To date, fire-related research has been dominated by quantitative studies focusing on the biogeophysical aspects of fire and its relationship with the natural world. Qualitative studies that explore the historical, complex, and interconnected relations between humans and fire remain limited and siloed in anthropological or ethnographic disciplines. In recent years, research methodologies using satellite data have been widely applied across the fire sciences, yet these studies do not question the politics of pixels. Most fire scientific research has been carried out and published by researchers, institutions, and scientific journals in the Global North, whilst geographies across the Global South remain the subject of inquiry and experimentation.

 

Aims: This workshop aims to provide a flexible and adaptable model that can be applied across diverse and contested landscapes worldwide, particularly where fire-prone ecosystems intersect with exclusionary land management systems. It has three core aims:

Centre decolonisation strategies  – explore opportunities for cultural exchanges, knowledge co-creation and development in fire-related research; build long-term relationships between the Centre and regions in which we work; and promote a new trans-disciplinary wildfire science which prioritises ethical research;

Applied decolonisation (Kenyan context) – provide an open and safe environment for dialogue and knowledge exchange over historical, current, and future fire governance between key stakeholders and rightsholders who do not normally interact; co-develop knowledge over the decolonisation of fire management and governance for an equitable future across contested Kenyan landscapes; establish an inclusive network of researchers, stakeholders, and rightsholders to support and promote the future decolonisation of fire science and governance across this region.

Conceptual and methodological: to further our understanding of decolonisation in fire science, both theoretically and practically, and to understand what decolonisation means to diverse Kenyan stakeholders and rightsholders and international researchers; develop skills and confidence in carrying out alternative research methods to communicate and represent diverse knowledge systems.

 

Expected Outputs:

(a) Workshop report, providing a detailed account of the workshop incl. participants, order of events, activities, discussions and knowledges shared, outcomes, output, and future plans.

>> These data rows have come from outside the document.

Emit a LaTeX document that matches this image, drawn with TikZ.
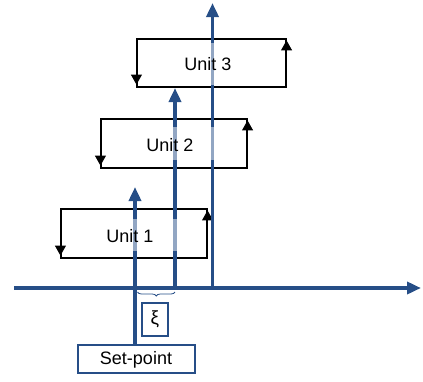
\documentclass[tikz,border=0pt]{standalone}
\usepackage{fontspec}
\setmainfont{Liberation Sans}
\usetikzlibrary{arrows.meta,decorations.pathreplacing}
\definecolor{axisblue}{RGB}{38,78,135}
\tikzset{
  bluearrow/.style={draw=axisblue, line width=3.6pt, -{Triangle[width=12pt,length=14pt]}},
  unitbox/.style={draw=black, line width=1.1pt, minimum width=146pt, minimum height=49pt, inner sep=0pt},
  looparrow/.style={draw=black, line width=1.1pt, -{Triangle[width=11pt,length=10pt]}},
  lbl/.style={font=\fontsize{18}{21}\selectfont, inner sep=0pt},
  bluebox/.style={draw=axisblue, line width=1.4pt, inner sep=0pt, fill=white},
  veil/.style={fill=white, fill opacity=0.5, draw=none},
}
\begin{document}
\begin{tikzpicture}[x=1pt,y=-1pt]
\useasboundingbox (0,0) rectangle (423,381);
% unit boxes
\node[unitbox] (u1) at (134,233.5) {};
\node[unitbox] (u2) at (174,143.5) {};
\node[unitbox, minimum width=149pt, minimum height=48pt] (u3) at (211.5,63) {};
\draw[looparrow] ([yshift=-0.6pt]u1.north west) -- ([yshift=3pt]u1.south west);
\draw[looparrow] ([yshift=0.6pt]u1.south east) -- ([yshift=-2pt]u1.north east);
\draw[looparrow] ([yshift=-0.6pt]u2.north west) -- ([yshift=3pt]u2.south west);
\draw[looparrow] ([yshift=0.6pt]u2.south east) -- ([yshift=-2pt]u2.north east);
\draw[looparrow] ([yshift=-0.6pt]u3.north west) -- ([yshift=3pt]u3.south west);
\draw[looparrow] ([yshift=0.6pt]u3.south east) -- ([yshift=-2pt]u3.north east);
% boxes
\node[bluebox, minimum width=117pt, minimum height=28pt] (sp) at (136.5,359) {};
\node[lbl] at (136,360) {Set-point};
\node[bluebox, minimum width=26pt, minimum height=33pt] (xi) at (155,319.5) {\fontsize{19}{22}\selectfont ξ};
% axis and vertical arrows
\coordinate (a0) at (14,288);
\coordinate (a1) at (421,288);
\coordinate (t1) at (135,187);
\coordinate (t2) at (175,88);
\coordinate (t3) at (212.5,3);
\draw[bluearrow] (a0) -- (a1);
\draw[bluearrow] (sp.north -| t1) -- (t1);
\draw[bluearrow] (a0 -| t2) -- (t2);
\draw[bluearrow] (a0 -| t3) -- (t3);
% light overlays
\fill[veil] (128,219) rectangle (182,251);
\fill[veil] (168,127) rectangle (219,160);
\fill[veil] (205,43) rectangle (219,85);
% labels
\node[lbl] at (130,236) {Unit 1};
\node[lbl] at (170,145.5) {Unit 2};
\node[lbl] at (208,64.5) {Unit 3};
% brace
\coordinate (b0) at (137.5,292);
\coordinate (b1) at (175,292);
\draw[axisblue, line width=0.8pt, decorate, decoration={brace, mirror, amplitude=4pt}] (b0) -- (b1);
\end{tikzpicture}
\end{document}
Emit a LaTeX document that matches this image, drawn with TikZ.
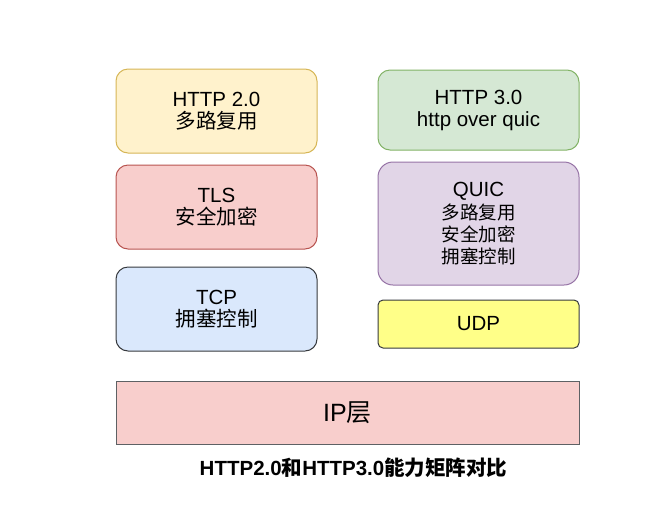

(b) A joint declaration towards influencing fire management policy change, and a roadmap for developing a fire management policy report, highlighting (i) current policies and management frameworks, (ii) convergences and divergences between fire management approaches carried out by different stakeholders and rightsholders in relation to their fire-related/burning objectives, (iii) discussions had over the development of inclusive fire policies, projects, and management frameworks, (iv) potential benefits and trade-offs between proposed future fire policies and management frameworks, (v) discussions had over next steps i.e., how to turn these discussions into realisable and meaningful action.

(c) Creative pieces and art works communicating diverse fire knowledges and practices to transcend communication barriers and disciplinary expectations and explore innovative ways in researching and communicating fire science. This links directly with the work by the Centre on ‘Wildfires at the Art-Science Interface,’ including a planned exhibition at the Science Gallery London in 2023.

(d) Academic paper to highlight ways in which we can actively begin to decolonise fire science through participatory and multi-collaborative research methodologies, experimental events, the co-creation of knowledge, and diverse communications. The paper would also include elements of workshops 1 and 2 of the Decolonising Fire Science series and would be a key cross-centre collaborative paper (also including members of Centre of Biodiversity Information Development (BID-C) and workshop invited speakers).